Reading Repository #3 – The Art of Fielding by Chad Harbach

America's dream? (mrscarmichael)
America’s dream? (mrscarmichael)

Now it would be fair to say that I like a campus novel. it would be equally fair to say that I am regularly disappointed with the reality of the novel I so eagerly anticipate. Tom Wolfe’s, I Am Charlotte Simmons (never really got off the starting blocks) and Donna Tartt’s, The Secret History ( promised so much but finished half way through) two cases in point.

I did enjoy the mentalist, Brett Eastern Ellis’, Rules of Attraction (am I just a sucker for punishment?). At the other end of the campus spectrum Jane Smiley’s satirical, Moo which, like The Art of Fielding, is set in America’s Mid-West in an imaginary university is a jolly good and thought provoking read. While her central character, Earl Butz, a pure white hog, is the American heartland’s answer to Moby Dick, Harbach invokes Melville’s giant white whale throughout this, his debut novel. Surnames (Skrimshander), Baseball teams (Harpooners), tattoos, tee-shirts, long lost essays and research works (The Sperm-Squeezers) all have at their heart the ‘greatest’ of American novels.

If chasing the American dream is the premise for this novel then Harbach succeeds in his ambition. The central characters are striving to better themselves (be it in sport, academia or relationships) and through talent, luck, tenacity, escape and death the majority do.

The narrative arc is traditional and the story ends as it begins, on the field of play. Baseball, quintessentially American, the chosen device and the protagonist has travelled from nobody through superhero to pretty regular guy with a rosy future.

Unlike Eugenides’ recently reviewed novel Reading Repository #1 – The Marriage Plot by Jeffrey Eugenides the characters in The Art of Fielding are likeable and deserve empathy. I do think our protagonist Henry Skrimshander could have been developed way more and the only woman, Pella needs Harbach to get in touch with his true feminine side to become fully rounded but as the plot whips along I do wish them all well and want to know their fates.

My book group meets again on February 11th and it is my turn to host. As I outlined in Rules of Engagement it has fallen to me to read and choose the book. The event will not be at my house and I will not be providing a three course repast (again Rules of Engagement). Thankfully, because our pre-Christmas hostess did such an amazing Armenian job of hers we have crowned her Queen and abandoned the competition. For that is what it would have, no doubt, become.

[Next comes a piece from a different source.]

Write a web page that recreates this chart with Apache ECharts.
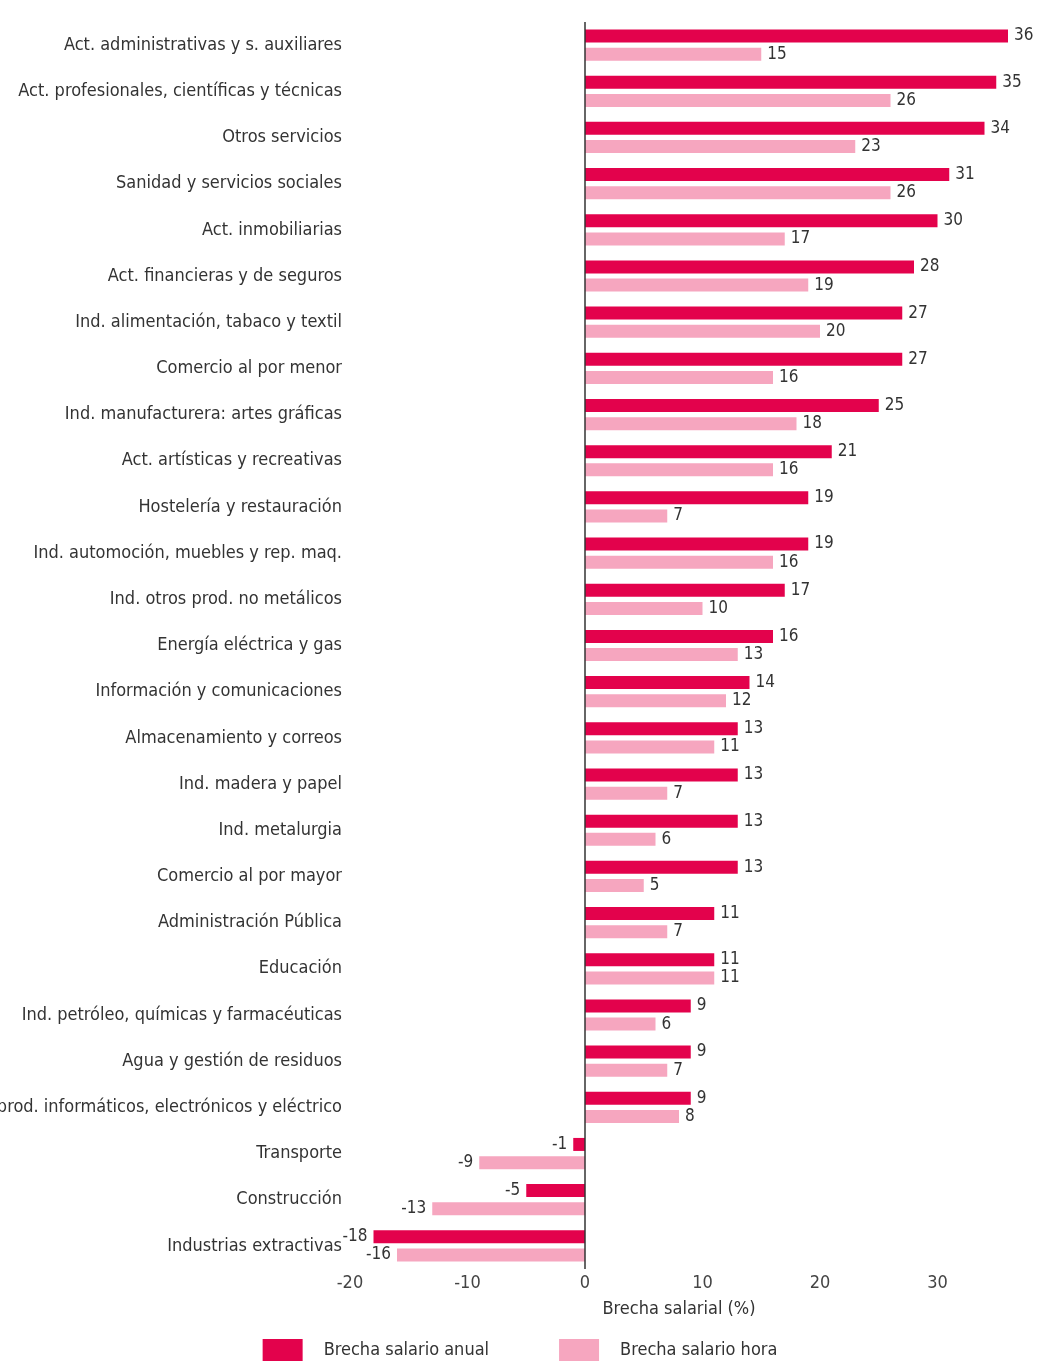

However, ’twas I who championed the must pre-read the proposed to avoid, in the future, such nightmares as The Quincunx and Traveller of the Century so your truly has already come in for critical comment. I hadn’t read The Art of Fielding.

In my defence, I have wanted to for over a year, I have bought it for Mr Carmichael’s Christmas stocking because I have wanted to read it for over a year and my friend P……. says it’s good.

It is. Phew. So I’m happy and confident all will finish it, some will love it, some will like it and some will not. That, for me, is a perfect book for a reading group.

There’s the campus genre, there’s sport (but not too much), there’s love and sex of all kinds and overall there’s the condition of being human.

Mr Carmichael is already on Chapter Ten so Mr Harbach is doing something right.

I am currently reading Gaudí by Gijs van Hensbergen in preparation for my Barcelona weekend, Take Three Girls: Barcelona (DP Challenge), so I can bore my friends, in sober moments, with interesting facts.

5 thoughts on “Reading Repository #3 – The Art of Fielding by Chad Harbach

  1. So this is a thumbs up, yes? I quite liked My Name is Charlotte Simmonds, but only managed a few chapters of The Secret History. But I do love campus novels (and am writing one – a very bad one, it should be admitted, so no need to be excited). I’ll look forward to reading this, and I do hope you’ll let us know how it goes over with the reading group!

    1. yes, it’s a gentle thumbs up. I don’t think it’s the GAN that many a US newspaper predicted and I don’t put him in the same class as Franzen (who really divided the book group) but I enjoyed it none the less.
      I am excited about yours! (Cambridge?)
      Your Tigers in Red Weather arrived a minute ago courtesy of Amazon Prime
      Will do re reading group report.